OBITUARY

Renata De Benedetti Gaddini

(1919 – 2013)

 

Renata De Benedetti Gaddini passed away at home at the age of 94 after a short illness, sustained until the end by the affection of her loved ones. Renata Gaddini attended meetings at the Italian Psychoabalytic Association with lucidity and enthusiasm until June last year, and those who knew her will remember her charismatic presence enhanced by an uncommon beauty and elegance as well as a vivacious intelligence. She continued to be attracted by anything innovative emerging in the world of culture and in the development of the psychoanalytic movement.

 

Renata De Benedetti Gaddini was an authority on infantile psychopathology and child psychoanalysis of international renown and a member of the IPA for over forty years, actively participating at meetings. She contributed in various ways to making Italian child psychoanalysis known on an international level and wrote numerous papers and monographs which, through her observations as a paediatrician and during her psychoanalytic work, document her research on the origins of the Child-Self within the mother-child relationship.

 

She was Professor of Psychopathology of the Age of Development, first at the University of Padua and then at the University of Rome La Sapienza, where she was also head of the mental health unit. During recent years, she served with profound civic devotion as advisor to the Italian Bioethical Commission.

 

It was Renata Gaddini who promoted Donald Winnicott’s thought in Italy and, as he did, she moved from paediatrics to psychoanalysis.

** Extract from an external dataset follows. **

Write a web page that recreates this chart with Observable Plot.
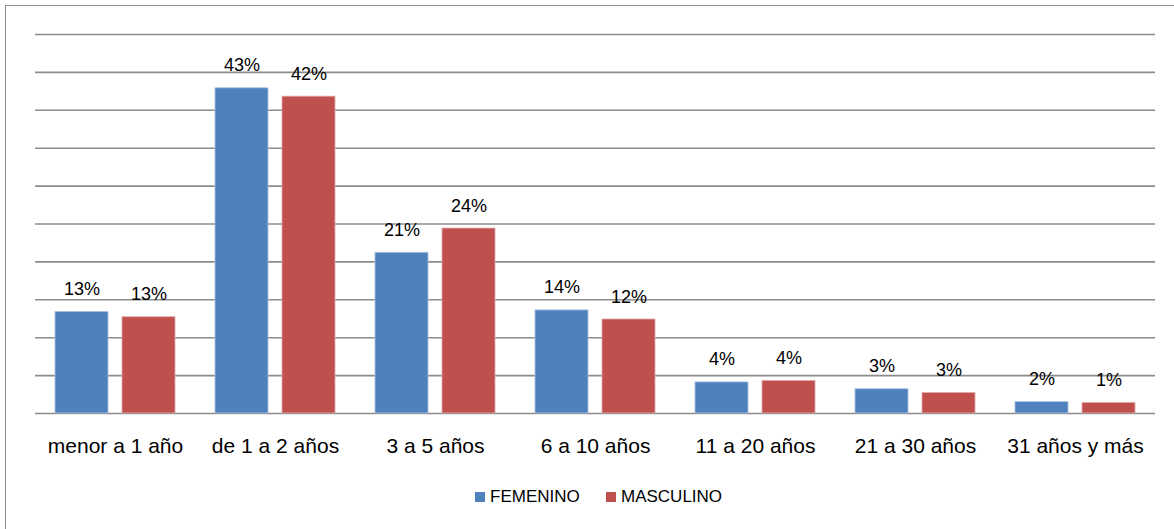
<!DOCTYPE html>
<html lang="es">
<head>
<meta charset="utf-8">
<script src="https://cdn.jsdelivr.net/npm/d3@7"></script>
<script src="https://cdn.jsdelivr.net/npm/@observablehq/plot@0.6"></script>
<style>
  html, body { margin: 0; padding: 0; background: #fff; overflow: hidden; }
  body { width: 1174px; height: 529px; position: relative; font-family: "Liberation Sans", Arial, sans-serif; }
  #frame { position: absolute; left: 5px; top: 5px; width: 1200px; height: 560px; border: 1.5px solid #8c8c8c; box-sizing: border-box; }
  #chart { position: absolute; left: 0; top: 0; }
  #legend { position: absolute; left: 0; top: 483px; width: 1174px; height: 28px; }
  .item { position: absolute; top: 0; display: flex; align-items: center; height: 28px; font-size: 17px; color: #000; }
  .swatch { width: 10px; height: 10px; margin-right: 5px; }
</style>
</head>
<body>
<div id="frame"></div>
<div id="chart"></div>
<div id="legend"></div>
<script>
// Antigüedad por sexo (porcentaje)
const categorias = ["menor a 1 año", "de 1 a 2 años", "3 a 5 años", "6 a 10 años", "11 a 20 años", "21 a 30 años", "31 años y más"];
const femenino  = [13.4, 42.9, 21.2, 13.6, 4.1, 3.2, 1.5];
const masculino = [12.7, 41.8, 24.4, 12.4, 4.3, 2.7, 1.4];
const series = ["FEMENINO", "MASCULINO"];
const colores = ["#4F81BD", "#C0504D"];
const lineasGuia = [0, 5, 10, 15, 20, 25, 30, 35, 40, 45, 50];

const filas = (valores, serie) => categorias.map((c, i) => ({cat: c, serie, valor: valores[i]}));
const datosF = filas(femenino, series[0]);
const datosM = filas(masculino, series[1]);

const etiqueta = d => `${Math.round(d.valor)}%`;
const fuente = "Liberation Sans, Arial, sans-serif";

const chart = Plot.plot({
  width: 1174,
  height: 475,
  marginLeft: 35,
  marginRight: 19,
  marginTop: 34,
  marginBottom: 62,
  style: {fontFamily: fuente, background: "transparent"},
  x: {type: "band", domain: categorias, padding: 0, label: null},
  y: {domain: [0, 50], axis: null},
  marks: [
    Plot.ruleY(lineasGuia, {stroke: "#8c8c8c", strokeWidth: 1.6}),
    Plot.barY(datosF, {x: "cat", y: "valor", fill: colores[0], insetLeft: 20, insetRight: 87, stroke: "#a9c1e0", strokeWidth: 0.8}),
    Plot.barY(datosM, {x: "cat", y: "valor", fill: colores[1], insetLeft: 87, insetRight: 20, stroke: "#e0a9a7", strokeWidth: 0.8}),
    Plot.text(datosF, {x: "cat", y: "valor", text: etiqueta, dx: -33.5, dy: -17, lineAnchor: "bottom", fontSize: 18, fill: "#000"}),
    Plot.text(datosM, {x: "cat", y: "valor", text: etiqueta, dx: 33.5, dy: -17, lineAnchor: "bottom", fontSize: 18, fill: "#000"}),
    Plot.axisX({tickSize: 0, tickPadding: 25, fontSize: 21, label: null, fill: "#000"})
  ]
});
document.getElementById("chart").appendChild(chart);

// Leyenda
const leyenda = document.getElementById("legend");
const posiciones = [475, 606];
series.forEach((s, i) => {
  const item = document.createElement("div");
  item.className = "item";
  item.style.left = posiciones[i] + "px";
  const sw = document.createElement("div");
  sw.className = "swatch";
  sw.style.background = colores[i];
  const tx = document.createElement("span");
  tx.textContent = s;
  item.appendChild(sw);
  item.appendChild(tx);
  leyenda.appendChild(item);
});
</script>
</body>
</html>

Among her major contributions to child psychoanalysis were her theoretical position on the indivisibility and interdependence of psyche and soma in the attainment of a child’s psychic health; the important concept of the precursory object; her studies on potential space; the role which the mother-child relationship plays as a disorder factor in emotional development and in the lack of symbolic codification which is at the base of psycho-pathogenesis in infantile psychosomatic disorders.

Renata and Eugenio Gaddini were united in both their life and their passion for psychoanalysis which helped to render their contribution to contemporary psychoanalytic thought productive and innovative.